Given request: Where a line holds "matplotlib", copy it.

Source material:
• • • • •
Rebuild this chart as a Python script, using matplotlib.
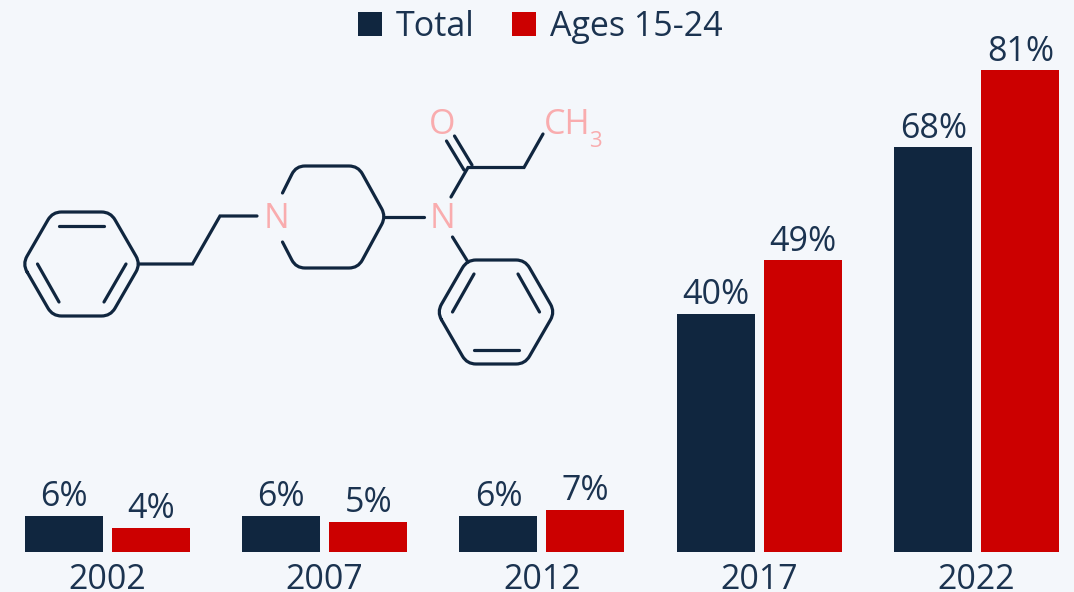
import numpy as np
import matplotlib
matplotlib.use("Agg")
import matplotlib.pyplot as plt
from matplotlib.path import Path
from matplotlib.patches import PathPatch

years = ["2002", "2007", "2012", "2017", "2022"]
total = [6, 6, 6, 40, 68]
ages_15_24 = [4, 5, 7, 49, 81]

NAVY = "#10263f"
RED = "#cc0000"
BG = "#f4f7fb"
PINK = "#f9acae"
TEXT = "#1b3350"

plt.rcParams["font.family"] = ["Open Sans", "DejaVu Sans"]

W, H = 1074, 592
fig = plt.figure(figsize=(W / 100, H / 100), dpi=100, facecolor=BG)
ax = fig.add_axes([0, 40.5 / H, 1, 1 - 40.5 / H], facecolor=BG)

x = np.arange(len(years))
bar_w = 78 / 217.3
off = 43.5 / 217.3
b1 = ax.bar(x - off, total, bar_w, color=NAVY, label="Total")
b2 = ax.bar(x + off, ages_15_24, bar_w, color=RED, label="Ages 15-24")
ax.set_xlim(-107.2 / 217.3, (W - 107.2) / 217.3)
ax.set_ylim(0, 551.5 / 5.944)

for bars, vals in ((b1, total), (b2, ages_15_24)):
    for r, v in zip(bars, vals):
        ax.annotate(f"{v}%", (r.get_x() + r.get_width() / 2, v),
                    xytext=(0.3, 6.8), textcoords="offset points",
                    ha="center", va="baseline", fontsize=24.5, color=TEXT)

ax.set_xticks(x, years)
ax.tick_params(axis="x", length=0, pad=8.5, labelsize=24.5, labelcolor=TEXT)
ax.set_yticks([])
for s in ax.spines.values():
    s.set_visible(False)

ax.legend(handles=[b1, b2], loc="upper center", bbox_to_anchor=(540 / W, 1.0),
          ncol=2, frameon=False, fontsize=24.5, labelcolor=TEXT,
          handlelength=0.705, handleheight=0.705, handletextpad=0.41,
          columnspacing=1.1, borderpad=0, borderaxespad=0.29)

# decorative fentanyl molecule, in pixel coordinates
m = fig.add_axes([0, 0, 1, 1], facecolor="none")
m.set_xlim(0, W)
m.set_ylim(H, 0)
m.axis("off")
LW = 2.3


def rounded(pts, r, closed=True):
    pts = [np.array(p, float) for p in pts]
    n = len(pts)
    verts, codes = [], []
    idx = range(n) if closed else range(1, n - 1)
    if not closed:
        verts.append(pts[0])
        codes.append(Path.MOVETO)
    first = True
    for i in idx:
        p, a, b = pts[i], pts[i - 1], pts[(i + 1) % n]
        u = (a - p) / np.linalg.norm(a - p)
        v = (b - p) / np.linalg.norm(b - p)
        verts.append(p + u * r)
        codes.append(Path.MOVETO if (closed and first) else Path.LINETO)
        first = False
        verts += [p, p + v * r]
        codes += [Path.CURVE3, Path.CURVE3]
    if closed:
        verts.append(verts[0])
        codes.append(Path.LINETO)
    else:
        verts.append(pts[-1])
        codes.append(Path.LINETO)
    m.add_patch(PathPatch(Path(verts, codes), fill=False, ec=NAVY, lw=LW,
                          capstyle="round", joinstyle="round"))


def hexagon(cx, cy):
    return [(cx - 59, cy), (cx - 29, cy - 52), (cx + 29, cy - 52),
            (cx + 59, cy), (cx + 29, cy + 52), (cx - 29, cy + 52)]


rounded(hexagon(81.5, 264), 9)
rounded(hexagon(496, 312), 9)
rounded([(282.5, 193), (296, 166), (358, 166), (386, 216.5), (358, 268),
         (296, 268), (282.5, 242)], 9, closed=False)

segments = [
    [(139, 264), (192.5, 264), (220, 216), (257, 216)],
    [(385, 216.5), (424, 216.5)],
    [(451, 197), (468, 167.5), (524, 167.5), (543, 134)],
    [(454.5, 136), (472, 165)],
    [(446.5, 141), (464, 170)],
    [(452.5, 237), (468, 262)],
    [(59, 226), (104, 226)],
    [(37.5, 264), (59, 302)],
    [(126, 264), (104, 302)],
    [(474, 274), (452.5, 312)],
    [(518, 274), (539.5, 312)],
    [(473.5, 350), (518.5, 350)],
]
for seg in segments:
    xs, ys = zip(*seg)
    m.plot(xs, ys, color=NAVY, lw=LW, solid_capstyle="round", solid_joinstyle="miter")

for s, px, py, size in [("N", 276, 228, 24.5), ("N", 442, 228, 24.5), ("O", 442, 134.5, 24.5),
                        ("CH", 567, 134.5, 24.5), ("3", 595.5, 147, 16)]:
    m.text(px, py, s, ha="center", va="baseline", fontsize=size, color=PINK)

fig.savefig("out.png", dpi=100, facecolor=BG)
• • • • •
Complete answer:
Rebuild this chart as a Python script, using matplotlib.
import matplotlib
matplotlib.use("Agg")
import matplotlib.pyplot as plt
from matplotlib.path import Path
from matplotlib.patches import PathPatch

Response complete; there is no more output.